Désormais, pour monter en puissance sur ses quatre marques de soin et de beauté, le groupe entend se donner les moyens: il prévoit d’investir 100 millions d’euros sur quatre ans, soit une hausse de 50% de ses budgets alloués aux investissements. «Avec ce plan d’investissement, nous voulons relancer massivement notre chiffre d’affaires en investissant dans nos marques phares que sont Yves Rocher et Sabon. C’est la priorité et nous verrons ensuite pour investir dans les autres marques», explique le directeur général.

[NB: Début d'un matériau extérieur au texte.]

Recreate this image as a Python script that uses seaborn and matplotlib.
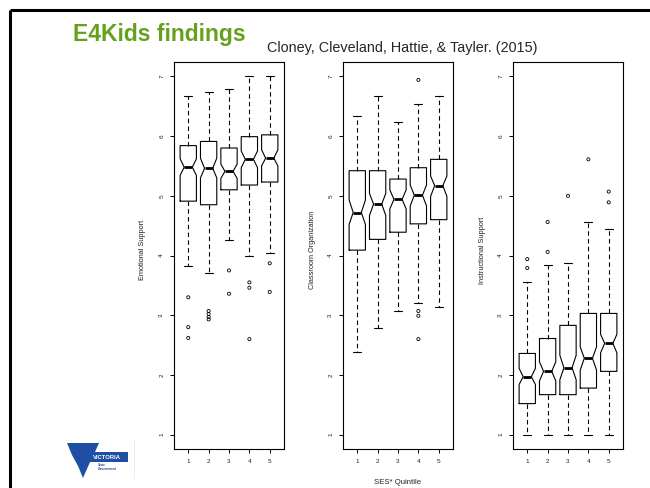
import matplotlib
matplotlib.use("Agg")
import matplotlib.pyplot as plt
import numpy as np
import pandas as pd
import seaborn as sns
from matplotlib.patches import Polygon, Rectangle

sns.set_style("white")
plt.rcParams["font.family"] = ["Liberation Sans", "DejaVu Sans"]

quintiles = [1, 2, 3, 4, 5]
y_ticks = [1, 2, 3, 4, 5, 6, 7]

# Emotional Support
emo_whislo = [3.83, 3.70, 4.26, 4.00, 4.05]
emo_q1 = [4.91, 4.85, 5.10, 5.18, 5.23]
emo_cilo = [5.34, 5.30, 5.29, 5.47, 5.50]
emo_med = [5.48, 5.46, 5.41, 5.61, 5.63]
emo_cihi = [5.62, 5.63, 5.53, 5.75, 5.77]
emo_q3 = [5.84, 5.91, 5.80, 5.99, 6.02]
emo_whishi = [6.67, 6.74, 6.79, 7.00, 7.00]
emo_out = [[3.30, 2.80, 2.62], [3.07, 3.02, 2.97, 2.93], [3.75, 3.36],
           [3.55, 3.46, 2.60], [3.87, 3.39]]

# Classroom Organization
org_whislo = [2.39, 2.78, 3.07, 3.20, 3.13]
org_q1 = [4.09, 4.27, 4.39, 4.53, 4.60]
org_cilo = [4.52, 4.67, 4.78, 4.83, 4.99]
org_med = [4.72, 4.86, 4.94, 5.01, 5.17]
org_cihi = [4.93, 5.04, 5.10, 5.18, 5.33]
org_q3 = [5.42, 5.42, 5.28, 5.47, 5.61]
org_whishi = [6.33, 6.67, 6.23, 6.54, 6.67]
org_out = [[], [], [], [6.94, 3.07, 2.99, 2.60], []]

# Instructional Support
ins_whislo = [1.00, 1.00, 1.00, 1.00, 1.00]
ins_q1 = [1.52, 1.67, 1.67, 1.78, 2.06]
ins_cilo = [1.84, 1.90, 1.92, 2.08, 2.37]
ins_med = [1.97, 2.06, 2.12, 2.28, 2.53]
ins_cihi = [2.11, 2.22, 2.33, 2.47, 2.68]
ins_q3 = [2.36, 2.61, 2.83, 3.03, 3.03]
ins_whishi = [3.56, 3.84, 3.88, 4.56, 4.44]
ins_out = [[3.94, 3.79], [4.56, 4.06], [5.00], [5.61], [5.07, 4.89]]

panels = [
    ("Emotional Support", emo_whislo, emo_q1, emo_cilo, emo_med, emo_cihi, emo_q3, emo_whishi, emo_out),
    ("Classroom Organization", org_whislo, org_q1, org_cilo, org_med, org_cihi, org_q3, org_whishi, org_out),
    ("Instructional Support", ins_whislo, ins_q1, ins_cilo, ins_med, ins_cihi, ins_q3, ins_whishi, ins_out),
]

W, H = 650, 488
fig = plt.figure(figsize=(6.5, 4.88), dpi=100)

# slide background layer (pixel coordinates)
bg = fig.add_axes([0, 0, 1, 1], zorder=-5)
bg.set_xlim(0, W)
bg.set_ylim(H, 0)
bg.axis("off")
bg.plot([10, W], [10, 10], color="black", lw=2.2, solid_capstyle="butt")
bg.plot([10, 10], [10, H], color="black", lw=2.2, solid_capstyle="butt")

# logo
blue = "#1f4fa3"
bg.add_patch(Polygon([(67, 443), (99, 443), (95, 452), (90, 462), (83, 478), (78, 466), (72, 455)],
                     closed=True, color=blue, lw=0))
bg.add_patch(Rectangle((86, 452), 42, 10, color=blue, lw=0))
bg.text(107, 457.5, "VICTORIA", color="white", fontsize=4.2, fontweight="bold",
        ha="center", va="center")
bg.text(98, 467, "State\nGovernment", color=blue, fontsize=2.3, fontweight="bold",
        ha="left", va="center", linespacing=1.0)
bg.plot([134, 134], [440, 478], color="#e6eaf2", lw=0.6)

fig.text(73 / W, 1 - 41 / H, "E4Kids findings", color="#66a11e", fontsize=16.5,
         fontweight="bold", ha="left", va="baseline")
fig.text(267 / W, 1 - 52 / H, "Cloney, Cleveland, Hattie, & Tayler. (2015)",
         fontsize=10.4, ha="left", va="baseline")

lefts = [174, 343, 513]
top, bottom, width = 62, 449, 110

for (label, wlo, q1, cilo, med, cihi, q3, whi, out), left in zip(panels, lefts):
    ax = fig.add_axes([left / W, 1 - bottom / H, width / W, (bottom - top) / H])
    ax.set_facecolor("white")
    stats = [
        dict(whislo=wlo[i], q1=q1[i], cilo=cilo[i], med=med[i], cihi=cihi[i],
             q3=q3[i], whishi=whi[i], fliers=[])
        for i in range(len(quintiles))
    ]
    ax.bxp(stats, positions=quintiles, widths=0.8, shownotches=True,
           showfliers=False, manage_ticks=False,
           boxprops=dict(color="black", lw=0.8),
           medianprops=dict(color="black", lw=2.0, solid_capstyle="butt"),
           whiskerprops=dict(color="black", lw=0.8, linestyle=(0, (4, 3))),
           capprops=dict(color="black", lw=0.8))

    out_df = pd.DataFrame({
        "quintile": [q for q, vals in zip(quintiles, out) for _ in vals],
        "value": [v for vals in out for v in vals],
    })
    if len(out_df):
        sns.scatterplot(data=out_df, x="quintile", y="value", ax=ax, marker="o",
                        s=5, facecolors="none", edgecolor="black", linewidth=0.6,
                        legend=False)

    ax.set_xlim(0.3, 5.7)
    ax.set_ylim(0.76, 7.24)
    ax.set_xticks(quintiles)
    ax.set_yticks(y_ticks)
    ax.set_xlabel("")
    ax.set_ylabel("")
    for s in ax.spines.values():
        s.set_visible(True)
        s.set_color("black")
        s.set_linewidth(0.8)
    ax.tick_params(bottom=True, left=True, direction="out", length=3, width=0.7,
                   color="black", labelsize=4.6, pad=4, labelcolor="#222222")
    for t in ax.get_yticklabels():
        t.set_rotation(90)
        t.set_va("center")
    fig.text((left - 31) / W, 1 - 250 / H, label, rotation=90, fontsize=5.3,
             ha="center", va="center", color="#222222")

fig.text(398 / W, 1 - 482 / H, "SES* Quintile", fontsize=5.6, ha="center",
         va="center", color="#222222")

fig.savefig("out.png", dpi=100)
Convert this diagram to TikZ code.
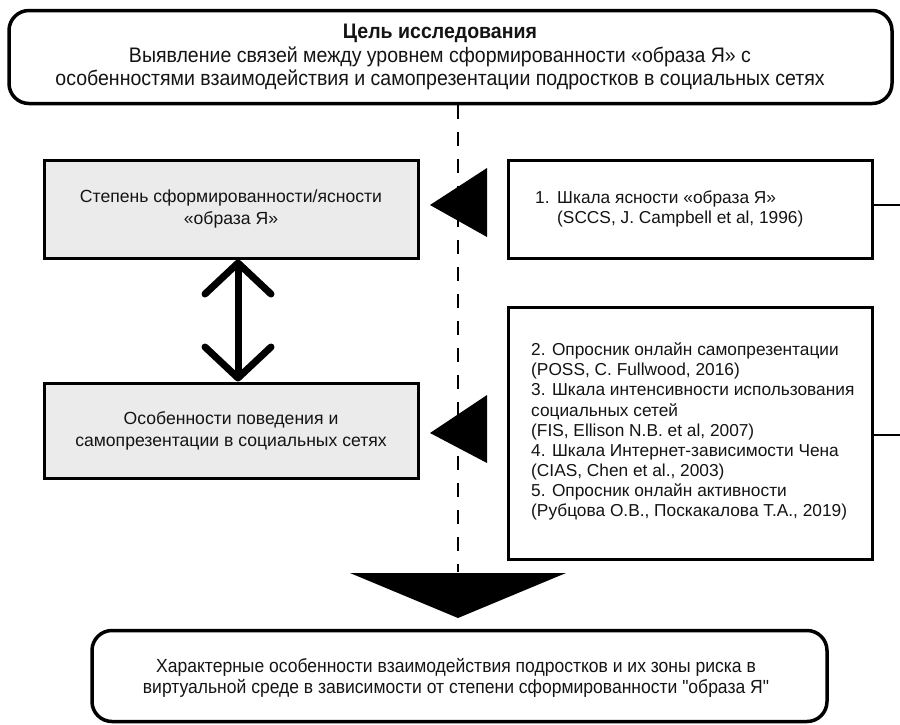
\documentclass[tikz,border=0pt]{standalone}
\usepackage{fontspec}
\setmainfont{Liberation Sans}
\newfontfamily\condfont[FakeStretch=0.93]{Liberation Sans}
\newfontfamily\condfontb[FakeStretch=0.922]{Liberation Sans}
\usetikzlibrary{arrows.meta}
\definecolor{boxgray}{HTML}{EBEBEB}
\definecolor{ink}{HTML}{141414}
\begin{document}
\begin{tikzpicture}[x=1pt,y=-1pt,
  roundbox/.style={draw=black, line width=3.5pt, rounded corners=20pt, fill=white, inner sep=0pt},
  graybox/.style={draw=black, line width=3pt, fill=boxgray, inner sep=0pt, minimum width=374pt, text=ink, align=center,
    font=\fontsize{17.6}{22}\selectfont},
  whitebox/.style={draw=black, line width=3pt, fill=white, inner sep=0pt, minimum width=364pt},
  boxtext/.style={text=ink, align=left, inner sep=0pt, font=\fontsize{17.3}{20.1}\selectfont},
  dbl/.style={line width=7pt, {Straight Barb[length=31pt,width=66pt,round]}-{Straight Barb[length=31pt,width=66pt,round]}},
  sepline/.style={line width=2pt, dash pattern=on 14pt off 13pt},
  edgeline/.style={line width=2.5pt}
]
\useasboundingbox (0,0) rectangle (900,724);

% goal box
\node[roundbox, minimum width=883pt, minimum height=93pt] (goal) at (450.5,57) {};
\node[text=ink, align=center, inner sep=0pt, font=\condfont\fontsize{21}{23.5}\selectfont] (goaltext) at (440,57)
  {\textbf{Цель исследования}\\
   Выявление связей между уровнем сформированности «образа Я» с\\
   особенностями взаимодействия и самопрезентации подростков в социальных сетях};

% dashed separator
\coordinate (d1) at (458,105);
\coordinate (d2) at (458,572);
\draw[sepline] (d1) -- (d2);

% left boxes
\node[graybox, minimum height=98pt] (lb1) at (231,209)
  {Степень сформированности/ясности\\«образа Я»};
\node[graybox, minimum height=95pt] (lb2) at (231,430.5)
  {Особенности поведения и\\самопрезентации в социальных сетях};

% right boxes
\node[whitebox, minimum height=98pt] (rb1) at (690,209) {};
\node[boxtext, anchor=west] (rb1text) at (535,208.5)
  {\makebox[22pt][l]{1.}Шкала ясности «образа Я»\\
   \makebox[22pt][l]{}(SCCS, J. Campbell et al, 1996)};
\node[whitebox, minimum height=252pt] (rb2) at (690,433) {};
\node[boxtext, anchor=west] (rb2text) at (531,431.5)
  {2. Опросник онлайн самопрезентации\\
   (POSS, C. Fullwood, 2016)\\
   3. Шкала интенсивности использования\\
   социальных сетей\\
   (FIS, Ellison N.B. et al, 2007)\\
   4. Шкала Интернет-зависимости Чена\\
   (CIAS, Chen et al., 2003)\\
   5. Опросник онлайн активности\\
   (Рубцова О.В., Поскакалова Т.А., 2019)};

% lines to the right edge
\coordinate (e1) at (900,205);
\coordinate (e2) at (900,435);
\draw[edgeline] (rb1.east |- e1) -- (e1);
\draw[edgeline] (rb2.east |- e2) -- (e2);

% big triangles
\fill[black] (430,205) -- (487,168) -- (487,237) -- cycle;
\fill[black] (430,433) -- (487,395) -- (487,463) -- cycle;
\fill[black] (350,573) -- (566,573) -- (458,618) -- cycle;

% double arrow
\draw[dbl] ([xshift=7pt]lb1.south) -- ([xshift=7pt]lb2.north);

% result box
\node[roundbox, minimum width=735pt, minimum height=91pt] (res) at (459.5,676) {};
\node[text=ink, align=center, inner sep=0pt, font=\condfontb\fontsize{19}{20.5}\selectfont] (restext) at (456,678)
  {Характерные особенности взаимодействия подростков и их зоны риска в\\
   виртуальной среде в зависимости от степени сформированности "образа Я"};
\end{tikzpicture}
\end{document}
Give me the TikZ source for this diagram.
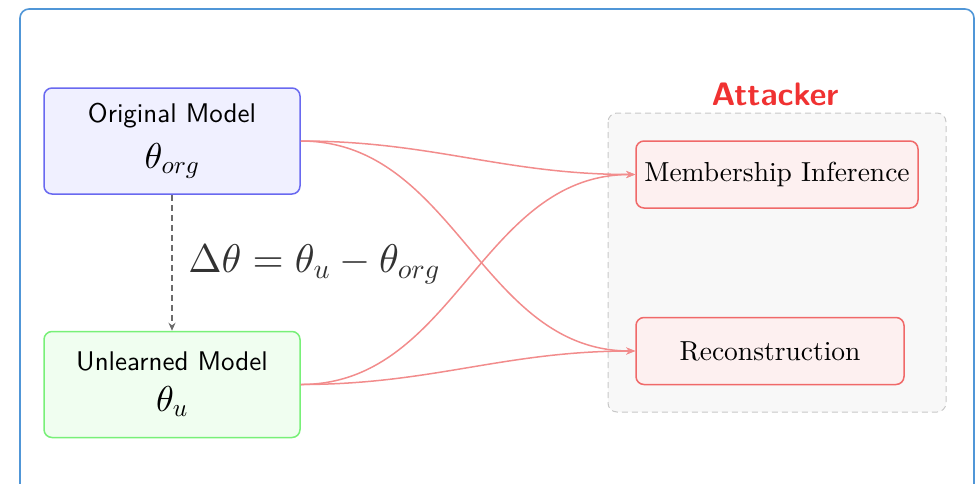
\documentclass[tikz,border=0pt]{standalone}
\usepackage[no-math]{fontspec}
% single 10pt designs, scaled to every size
\setmainfont{lmroman10-regular.otf}[BoldFont=lmroman10-bold.otf,ItalicFont=lmroman10-italic.otf]
\setsansfont{lmsans10-regular.otf}[BoldFont=lmsans10-bold.otf]
\usetikzlibrary{arrows.meta}
% scalable Computer Modern math fonts at any size
\DeclareFontShape{OML}{cmm}{m}{it}{<->cmmi10}{\skewchar\font'177}
\DeclareFontShape{OT1}{cmr}{m}{n}{<->cmr10}{}
\DeclareFontShape{OMS}{cmsy}{m}{n}{<->cmsy10}{\skewchar\font'60}
\definecolor{frameblue}{RGB}{80,150,215}
\definecolor{origfill}{RGB}{240,240,255}
\definecolor{origdraw}{RGB}{105,105,240}
\definecolor{unlfill}{RGB}{240,254,240}
\definecolor{unldraw}{RGB}{120,240,120}
\definecolor{attfill}{RGB}{253,240,240}
\definecolor{attdraw}{RGB}{240,105,105}
\definecolor{linkred}{RGB}{242,140,140}
\definecolor{attred}{RGB}{240,50,50}
\definecolor{groupfill}{RGB}{248,248,248}
\definecolor{groupdraw}{RGB}{200,200,200}
\definecolor{deltagray}{RGB}{50,50,50}
\tikzset{
  modelbox/.style={draw, line width=1.5pt, rounded corners=8pt, minimum width=256pt,
    minimum height=106pt, align=center, inner sep=0pt},
  attbox/.style={draw=attdraw, fill=attfill, line width=1.5pt, rounded corners=8pt,
    minimum height=67pt, inner sep=0pt, font=\fontsize{27.5}{32}\selectfont},
  link/.style={draw=linkred, line width=1.5pt, -{Stealth[length=9pt,width=7pt]}},
  diffarrow/.style={draw=gray!85!black, line width=1.4pt, dash pattern=on 6pt off 4pt,
    -{Stealth[length=8pt,width=7pt]}},
}
\begin{document}
\begin{tikzpicture}[x=1pt,y=-1pt]
\useasboundingbox (0,0) rectangle (980,483);
% outer panel, open at the bottom
\draw[frameblue, line width=1.6pt, rounded corners=9pt]
  (20,500) -- (20,9) -- (974,9) -- (974,500);

% attacker group
\draw[groupdraw, fill=groupfill, line width=1pt, dash pattern=on 6pt off 4pt, rounded corners=9pt]
  (608,113) rectangle (946,412);
\node[font=\fontsize{32.5}{36}\selectfont\sffamily\bfseries, text=attred] (att) at (775,94) {Attacker};

% models
\node[modelbox, draw=origdraw, fill=origfill] (orig) at (172,141)
  {{\fontsize{27}{30}\selectfont\sffamily Original Model}\\[14pt]
   {\fontsize{36}{36}\selectfont$\theta_{org}$}};
\node[modelbox, draw=unldraw, fill=unlfill] (unl) at (172,384.5)
  {{\fontsize{27}{30}\selectfont\sffamily Unlearned Model}\\[14pt]
   {\fontsize{36}{36}\selectfont$\theta_u$}};

% attack tasks
\node[attbox, minimum width=282pt] (mem) at (777,174.5) {Membership Inference};
\node[attbox, minimum width=268pt] (rec) at (770,351) {Reconstruction};

% parameter difference
\draw[diffarrow] (orig.south) -- (unl.north);
\node[text=deltagray, font=\fontsize{40}{44}\selectfont] (delta) at (314,264)
  {$\Delta\theta = \theta_u - \theta_{org}$};

% attacker access
\draw[link] (orig.east) to[out=0,in=180] (mem.west);
\draw[link] (orig.east) to[out=0,in=180] (rec.west);
\draw[link] (unl.east) to[out=0,in=180] (mem.west);
\draw[link] (unl.east) to[out=0,in=180] (rec.west);
\end{tikzpicture}
\end{document}
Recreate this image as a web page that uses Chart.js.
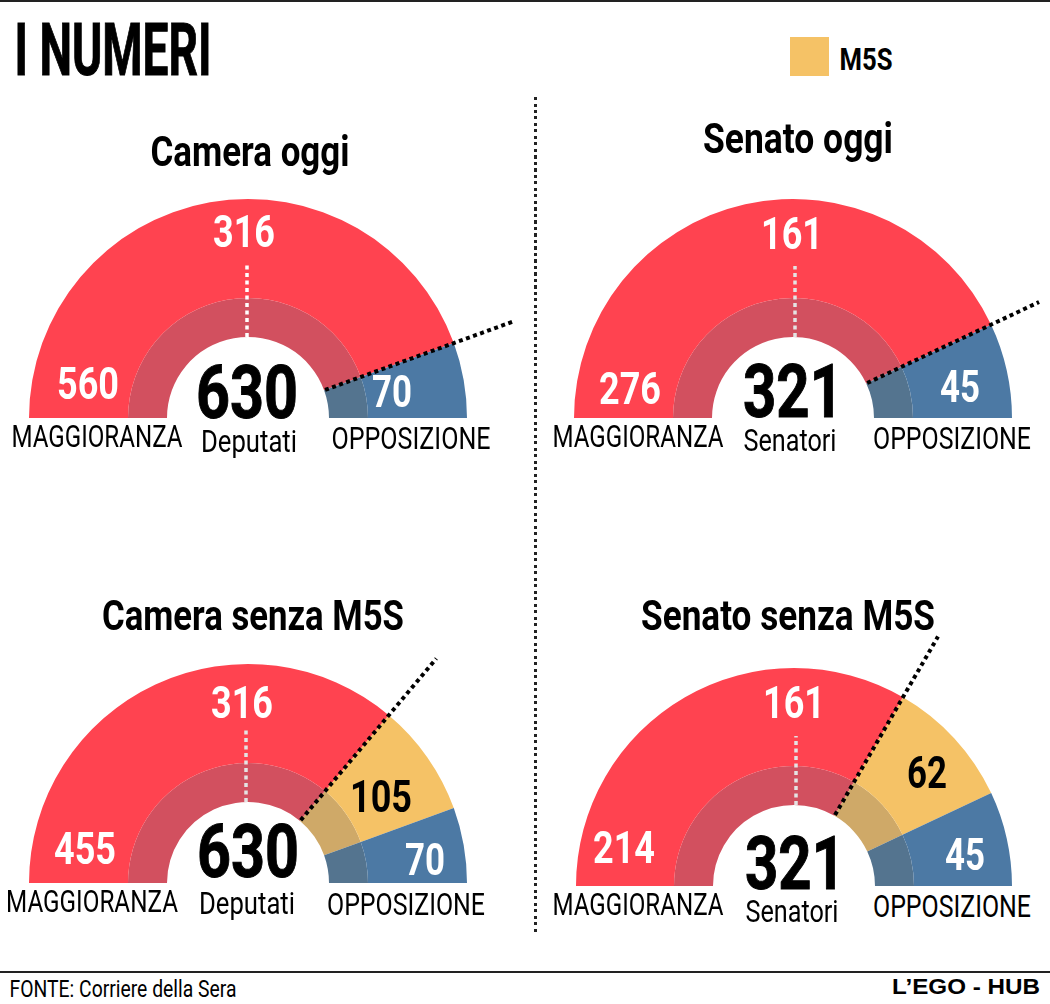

Outre les rénovations de magasins et l’ouverture de nouvelles boutiques, l’investissement dans la recherche et le développement et les moyens alloués à la communication sur ses marques, Groupe Rocher a l’ambition de renforcer sa présence en Asie. Et pour cause. «L’Asie représente 40% du marché mondial de la cosmétique. La croissance y est donc très forte mais nous avons raté le train. Nous avons commencé à inverser la tendance et nous souhaitons accélérer nos implantations là-bas, détaille Jean-David Schwartz. Avec des objectifs chiffrés : «nous visons une croissance du chiffre d’affaires de +15% en moyenne annuelle d’ici quatre ans, contre 8% aujourd’hui». En Inde notamment, où la direction doit conclure un accord avec un partenaire local en mars prochain pour y développer Yves Rocher.
La présence de l’enseigne en Russie reste toutefois une épine dans le pied, alors que nombre d’entreprises françaises ont décidé de quitter le pays depuis le lancement de l’offensive russe en Ukraine en février 2022. Le sujet est délicat. Le groupe assure y rester en soutien aux équipes sur place. Avec quelque 400 magasins installés dans le pays qui opèrent sous franchise (sauf une vingtaine), «la filiale agit de façon totalement autonome», indique le directeur général. Et d’insister sur l’implication du groupe en Ukraine: «on continue à soutenir les équipes avec des programmes divers. En 2024, la croissance des ventes d’Yves Rocher a progressé de 6,4%.»